# Source data:
## start
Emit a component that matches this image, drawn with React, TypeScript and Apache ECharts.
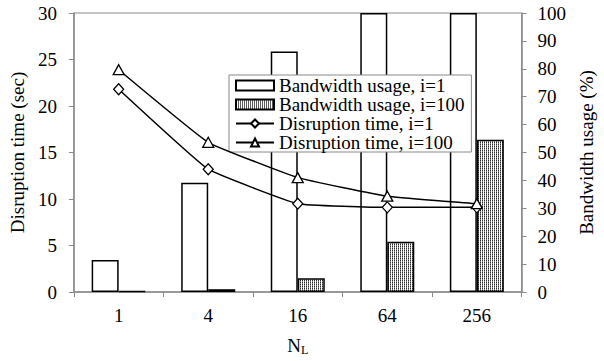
import React, { useEffect, useRef } from "react";
import * as echarts from "echarts";

// N_L values on the category axis
const categories = ["1", "4", "16", "64", "256"];
// Bandwidth usage (%) — right axis
const bandwidthI1 = [11.5, 39.2, 86.2, 100, 100];
const bandwidthI100 = [0.3, 1.0, 4.9, 18.0, 54.6];
// Disruption time (sec) — left axis
const disruptionI1 = [21.8, 13.2, 9.5, 9.1, 9.1];
const disruptionI100 = [23.9, 16.1, 12.3, 10.3, 9.5];

const FONT = "Liberation Serif";
const AXIS_GRAY = "#8a8a8a";

function makeStipple(): HTMLCanvasElement {
  const c = document.createElement("canvas");
  c.width = 2;
  c.height = 2;
  const ctx = c.getContext("2d")!;
  ctx.fillStyle = "#ffffff";
  ctx.fillRect(0, 0, 2, 2);
  ctx.fillStyle = "#2a2a2a";
  ctx.fillRect(0, 0, 1, 1);
  ctx.fillStyle = "#8a8a8a";
  ctx.fillRect(0, 1, 1, 1);
  return c;
}

export default function App() {
  const ref = useRef<HTMLDivElement>(null);

  useEffect(() => {
    if (!ref.current) return;
    const chart = echarts.init(ref.current, undefined, { renderer: "svg" });
    const stipple = {
      image: makeStipple(),
      repeat: "repeat",
      imageWidth: 2,
      imageHeight: 2,
    };
    const label = () => ({ color: "#000", fontFamily: FONT, fontSize: 19 });

    chart.setOption({
      animation: false,
      backgroundColor: "#fff",
      textStyle: { fontFamily: FONT, fontSize: 19, color: "#000" },
      grid: {
        left: 70,
        right: 63,
        top: 13,
        bottom: 68,
        show: true,
        borderColor: AXIS_GRAY,
        borderWidth: 1,
      },
      legend: {
        orient: "vertical",
        left: 229,
        top: 75,
        backgroundColor: "#fff",
        borderColor: AXIS_GRAY,
        borderWidth: 1,
        borderRadius: 0,
        padding: [1, 7, 0, 6],
        itemWidth: 38,
        itemHeight: 10,
        itemGap: 0,
        textStyle: { ...label(), lineHeight: 19 },
        data: [
          { name: "Bandwidth usage, i=1", icon: "rect" },
          { name: "Bandwidth usage, i=100", icon: "rect" },
          { name: "Disruption time, i=1" },
          { name: "Disruption time, i=100" },
        ],
      },
      xAxis: {
        type: "category",
        data: categories,
        boundaryGap: true,
        name: "N{sub|L}",
        nameLocation: "middle",
        nameGap: 42,
        nameTextStyle: {
          ...label(),
          rich: {
            sub: { fontFamily: FONT, fontSize: 12, color: "#000", verticalAlign: "bottom", padding: [10, 0, 0, 0] },
          },
        },
        axisLine: { lineStyle: { color: AXIS_GRAY, width: 1.5 } },
        axisTick: { show: true, alignWithLabel: false, length: 5, lineStyle: { color: AXIS_GRAY } },
        axisLabel: { ...label(), margin: 14 },
        splitLine: { show: false },
      },
      yAxis: [
        {
          type: "value",
          min: 0,
          max: 30,
          interval: 5,
          name: "Disruption time (sec)",
          nameLocation: "middle",
          nameRotate: 90,
          nameGap: 43,
          nameTextStyle: label(),
          axisLine: { show: true, lineStyle: { color: AXIS_GRAY, width: 1.5 } },
          axisTick: { show: true, length: 5, lineStyle: { color: AXIS_GRAY } },
          axisLabel: { ...label(), margin: 17 },
          splitLine: { show: false },
        },
        {
          type: "value",
          min: 0,
          max: 100,
          interval: 10,
          position: "right",
          name: "Bandwidth usage (%)",
          nameLocation: "middle",
          nameRotate: 90,
          nameGap: 46,
          nameTextStyle: label(),
          axisLine: { show: true, lineStyle: { color: AXIS_GRAY, width: 1.5 } },
          axisTick: { show: true, length: 5, lineStyle: { color: AXIS_GRAY } },
          axisLabel: { ...label(), margin: 16 },
          splitLine: { show: false },
        },
      ],
      series: [
        {
          name: "Bandwidth usage, i=1",
          type: "bar",
          yAxisIndex: 1,
          data: bandwidthI1,
          barWidth: 27,
          barGap: "0%",
          itemStyle: { color: "#fff", borderColor: "#000", borderWidth: 1.5 },
          z: 2,
        },
        {
          name: "Bandwidth usage, i=100",
          type: "bar",
          yAxisIndex: 1,
          data: bandwidthI100,
          barWidth: 27,
          barGap: "0%",
          itemStyle: { color: stipple, borderColor: "#000", borderWidth: 1.5 },
          z: 2,
        },
        {
          name: "Disruption time, i=1",
          type: "line",
          yAxisIndex: 0,
          data: disruptionI1,
          smooth: 0.1,
          symbol: "diamond",
          symbolSize: [10, 11],
          lineStyle: { color: "#000", width: 1.5 },
          itemStyle: { color: "#fff", borderColor: "#000", borderWidth: 1.3 },
          z: 4,
        },
        {
          name: "Disruption time, i=100",
          type: "line",
          yAxisIndex: 0,
          data: disruptionI100,
          smooth: 0.1,
          symbol: "triangle",
          symbolSize: [11, 10],
          lineStyle: { color: "#000", width: 1.5 },
          itemStyle: { color: "#fff", borderColor: "#000", borderWidth: 1.3 },
          z: 4,
        },
      ],
    });

    return () => chart.dispose();
  }, []);

  return (
    <div
      ref={ref}
      style={{ width: 604, height: 361, position: "absolute", left: 0, top: 0 }}
    />
  );
}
## end
# What to do:
Leave the pictures out and reproduce exactly the lines from the top of the listing above through the line with "import * as".

# Exercise result:
Emit a component that matches this image, drawn with React, TypeScript and Apache ECharts.
import React, { useEffect, useRef } from "react";
import * as echarts from "echarts";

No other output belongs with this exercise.